── Supplied data ──
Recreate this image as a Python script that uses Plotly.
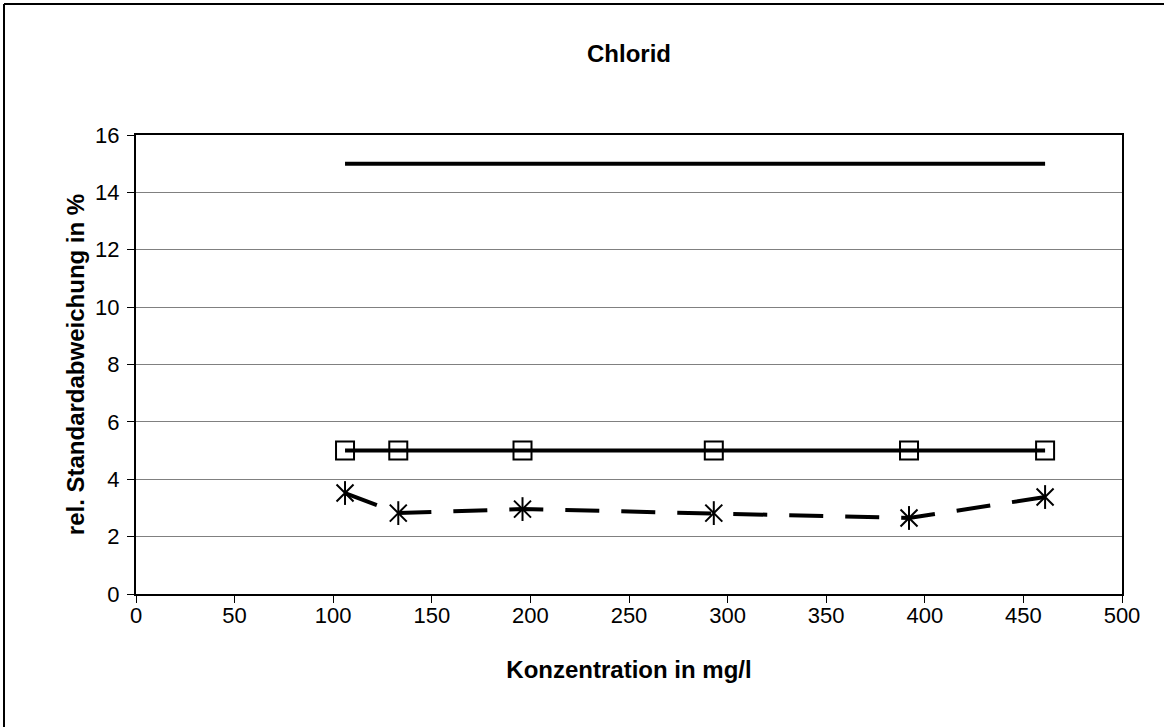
import plotly.graph_objects as go

# data
konz = [106, 133, 196, 293, 392, 461]
limit_15 = [15, 15, 15, 15, 15, 15]
limit_5 = [5, 5, 5, 5, 5, 5]
rsd = [3.52, 2.82, 2.96, 2.82, 2.65, 3.38]

FONT = "Liberation Sans, Arial, sans-serif"
W, H = 1164, 727
L, R, T, B = 136, 42, 135, 133
PW, PH = W - L - R, H - T - B

fig = go.Figure()

fig.add_trace(go.Scatter(
    x=konz, y=limit_15, mode="lines",
    line=dict(color="black", width=4),
    showlegend=False,
))
fig.add_trace(go.Scatter(
    x=konz, y=limit_5, mode="lines+markers",
    line=dict(color="black", width=4),
    marker=dict(symbol="square-open", size=18, color="black", line=dict(width=2)),
    showlegend=False,
))
fig.add_trace(go.Scatter(
    x=konz, y=rsd, mode="lines+markers",
    line=dict(color="black", width=4, dash="34px,22px"),
    marker=dict(symbol="x-thin-open", size=17, color="black", line=dict(width=2, color="black")),
    showlegend=False,
))
# vertical stroke of the asterisk marker
fig.add_trace(go.Scatter(
    x=konz, y=rsd, mode="markers",
    marker=dict(symbol="line-ns-open", size=17, color="black", line=dict(width=2, color="black")),
    showlegend=False,
))

fig.update_layout(
    width=W, height=H,
    margin=dict(l=L, r=R, t=T, b=B),
    paper_bgcolor="white",
    plot_bgcolor="white",
    font=dict(family=FONT, size=22, color="black"),
    title=dict(text="<b>Chlorid</b>", x=0.5, xref="paper", xanchor="center",
               y=1 - 54 / H, yanchor="middle", font=dict(size=24)),
    shapes=[
        # outer chart frame (only top and left edges are visible)
        dict(type="line", xref="paper", yref="paper",
             x0=-(L - 4) / PW, x1=(W - L + 10) / PW, y0=1 + (T - 4) / PH, y1=1 + (T - 4) / PH,
             line=dict(color="black", width=2)),
        dict(type="line", xref="paper", yref="paper",
             x0=-(L - 4) / PW, x1=-(L - 4) / PW, y0=-(B + 10) / PH, y1=1 + (T - 4) / PH,
             line=dict(color="black", width=2)),
    ],
)

fig.update_xaxes(
    range=[0, 500], dtick=50, tick0=0,
    showline=True, linecolor="black", linewidth=2, mirror=True,
    ticks="outside", ticklen=7, tickcolor="black", tickwidth=1,
    ticklabelstandoff=-6,
    showgrid=False, zeroline=False,
    title=dict(text="<b>Konzentration in mg/l</b>", font=dict(size=24), standoff=34),
)
fig.update_yaxes(
    range=[0, 16], dtick=2, tick0=0,
    showline=True, linecolor="black", linewidth=2, mirror=True,
    ticks="outside", ticklen=7, tickcolor="black", tickwidth=1,
    ticklabelstandoff=3,
    showgrid=True, gridcolor="#808080", gridwidth=1, zeroline=False,
    title=dict(text="<b>rel. Standardabweichung in %</b>", font=dict(size=24), standoff=4),
)

fig.write_html("out.html", config={"displayModeBar": False},
               post_script="document.body.style.margin='0';")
───
Written exercise: Produce an exact copy of each line of data, skipping embedded images.

Solution below:
Recreate this image as a Python script that uses Plotly.
import plotly.graph_objects as go

# data
konz = [106, 133, 196, 293, 392, 461]
limit_15 = [15, 15, 15, 15, 15, 15]
limit_5 = [5, 5, 5, 5, 5, 5]
rsd = [3.52, 2.82, 2.96, 2.82, 2.65, 3.38]

FONT = "Liberation Sans, Arial, sans-serif"
W, H = 1164, 727
L, R, T, B = 136, 42, 135, 133
PW, PH = W - L - R, H - T - B

fig = go.Figure()

fig.add_trace(go.Scatter(
    x=konz, y=limit_15, mode="lines",
    line=dict(color="black", width=4),
    showlegend=False,
))
fig.add_trace(go.Scatter(
    x=konz, y=limit_5, mode="lines+markers",
    line=dict(color="black", width=4),
    marker=dict(symbol="square-open", size=18, color="black", line=dict(width=2)),
    showlegend=False,
))
fig.add_trace(go.Scatter(
    x=konz, y=rsd, mode="lines+markers",
    line=dict(color="black", width=4, dash="34px,22px"),
    marker=dict(symbol="x-thin-open", size=17, color="black", line=dict(width=2, color="black")),
    showlegend=False,
))
# vertical stroke of the asterisk marker
fig.add_trace(go.Scatter(
    x=konz, y=rsd, mode="markers",
    marker=dict(symbol="line-ns-open", size=17, color="black", line=dict(width=2, color="black")),
    showlegend=False,
))

fig.update_layout(
    width=W, height=H,
    margin=dict(l=L, r=R, t=T, b=B),
    paper_bgcolor="white",
    plot_bgcolor="white",
    font=dict(family=FONT, size=22, color="black"),
    title=dict(text="<b>Chlorid</b>", x=0.5, xref="paper", xanchor="center",
               y=1 - 54 / H, yanchor="middle", font=dict(size=24)),
    shapes=[
        # outer chart frame (only top and left edges are visible)
        dict(type="line", xref="paper", yref="paper",
             x0=-(L - 4) / PW, x1=(W - L + 10) / PW, y0=1 + (T - 4) / PH, y1=1 + (T - 4) / PH,
             line=dict(color="black", width=2)),
        dict(type="line", xref="paper", yref="paper",
             x0=-(L - 4) / PW, x1=-(L - 4) / PW, y0=-(B + 10) / PH, y1=1 + (T - 4) / PH,
             line=dict(color="black", width=2)),
    ],
)

fig.update_xaxes(
    range=[0, 500], dtick=50, tick0=0,
    showline=True, linecolor="black", linewidth=2, mirror=True,
    ticks="outside", ticklen=7, tickcolor="black", tickwidth=1,
    ticklabelstandoff=-6,
    showgrid=False, zeroline=False,
    title=dict(text="<b>Konzentration in mg/l</b>", font=dict(size=24), standoff=34),
)
fig.update_yaxes(
    range=[0, 16], dtick=2, tick0=0,
    showline=True, linecolor="black", linewidth=2, mirror=True,
    ticks="outside", ticklen=7, tickcolor="black", tickwidth=1,
    ticklabelstandoff=3,
    showgrid=True, gridcolor="#808080", gridwidth=1, zeroline=False,
    title=dict(text="<b>rel. Standardabweichung in %</b>", font=dict(size=24), standoff=4),
)

fig.write_html("out.html", config={"displayModeBar": False},
               post_script="document.body.style.margin='0';")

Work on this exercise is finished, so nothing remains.